Note: To protect proprietary details, specific names, labels, and configurations in this post have been adapted into a similar but fictional context. The architectural decisions, trade-offs, and lessons learned are real.

The Motivation

Our Bedrock-based LLaMA 70B labeler worked well for classification but had a fundamental inefficiency: we were using a 70-billion parameter model to output a single label per text. That’s like using a rocket engine to power a bicycle. Meanwhile, the summarizer stayed on Bedrock (where the 70B model’s language generation strength was actually needed).
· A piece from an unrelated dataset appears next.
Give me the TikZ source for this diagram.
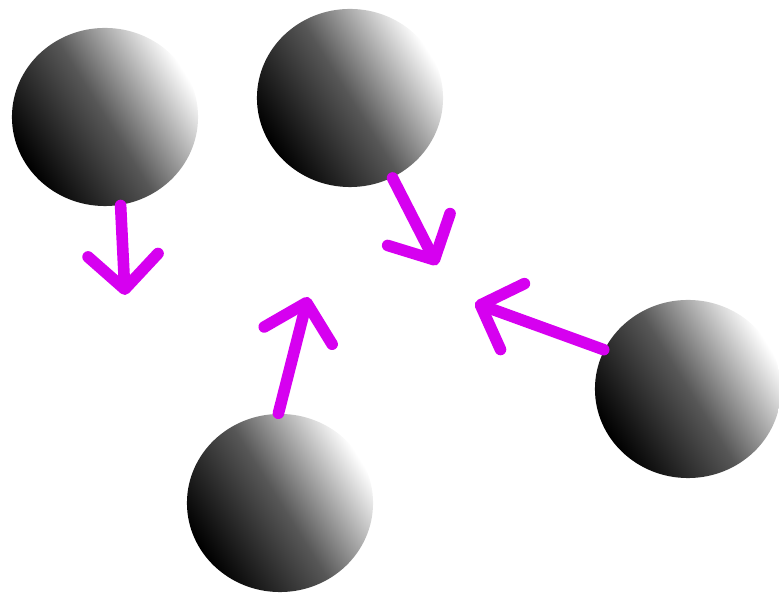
\documentclass[tikz,border=0pt]{standalone}
\usetikzlibrary{arrows.meta, shapes.geometric}
\definecolor{pushpink}{RGB}{214,0,240}

\begin{document}
\begin{tikzpicture}[x=0.01cm, y=-0.01cm, ball/.style={ellipse, minimum width=1.86cm, minimum height=1.78cm, inner sep=0pt, top color=white, bottom color=black, middle color=black!66, shading angle=-58}, push/.style={draw=pushpink, line width=3.3pt, line cap=round, line join=round, -{Straight Barb[length=3.4mm, width=7mm, round]}}]
			\useasboundingbox (0,0) rectangle (779,598);
			\node[ball] (b1) at (105,117) {};
			\node[ball] (b2) at (350,98) {};
			\node[ball] (b3) at (280,503) {};
			\node[ball] (b4) at (688,389) {};
			\coordinate (t1) at (125,295);
			\coordinate (t2) at (437,265);
			\coordinate (t3) at (308,297);
			\coordinate (t4) at (475,303);
			\draw[push] (b1.280) -- (t1);
			\draw[push] (b2.-62) -- (t2);
			\draw[push] (b3.91) -- (t3);
			\draw[push] (b4.155) -- (t4);
			\end{tikzpicture}
\end{document}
The hypothesis: a much smaller model (8B parameters), fine-tuned with LoRA (Low-Rank Adaptation) for each specific classification task, could match the 70B prompt-based labeler at a fraction of the cost and latency.

What Is LoRA

LoRA fine-tunes a pre-trained model by injecting small trainable matrices into the transformer layers while keeping the original weights frozen. The key benefits:

Memory efficient: Only the adapter weights are trained (~1-2% of total parameters)
Fast training: Minutes to hours instead of days
Composable: Multiple LoRA adapters can share the same base model
Small artifacts: Each adapter is a few hundred MB, not tens of GB

For our use case, we trained a separate LoRA adapter for each classification dimension — around 25 adapters covering things like sentiment polarity, visual appeal, credibility, purchase likelihood, eco-consciousness, and more — all sharing the same LLaMA 3.1 8B base.

System Architecture

The system has three layers:

1. Inference (EC2 + GPU)

Each EC2 instance runs a Docker container with:

LLaMA 3.1 8B base model loaded once into GPU memory (bfloat16)
LoRA adapters downloaded from MLflow and merged at runtime
HuggingFace text-generation pipeline with greedy decoding (temperature=0, max_tokens=2)
A manager daemon that polls for work from PostgreSQL

For each batch of texts:

Query queued texts from the database
For each label , spawn a model runner subprocess
Load the base model + merge the label’s LoRA adapter
Generate predictions in batches
Write results to parquet, update database

2. Orchestration (Lambda + PostgreSQL)

Three Lambda functions manage the lifecycle:

accept-new-batch: HTTP endpoint that accepts a JSON batch of texts, stores to PostgreSQL
manage-ec2-instances: Periodic trigger that monitors queue depth and spins up/down EC2 instances
write-results: Polls for completed batches, aggregates results, writes final parquet to S3

PostgreSQL tracks the state machine: queued → starting → in_progress → succeeded/failed.

3. Autoscaling

The system scales from zero to N EC2 instances based on queue depth:

No queued texts → no instances running (zero cost)
Texts arrive → Lambda provisions GPU instances
Heartbeat mechanism prevents premature termination
Cooldown periods prevent thrashing
Stale texts (from crashed instances) are automatically re-queued

MLflow for Model Management

Each LoRA adapter is versioned in MLflow with environment tags:

MLflow Registry:
├── sentiment_polarity   (v12, prod=approved)
├── visual_appeal        (v8, prod=approved)
├── credibility          (v5, dev=approved)
├── purchase_likelihood  (v3, prod=approved)
└── ... (~25 labels total)

The model runner queries MLflow for the latest approved adapter per environment. This decouples training from deployment — a new adapter is deployed simply by tagging it as approved.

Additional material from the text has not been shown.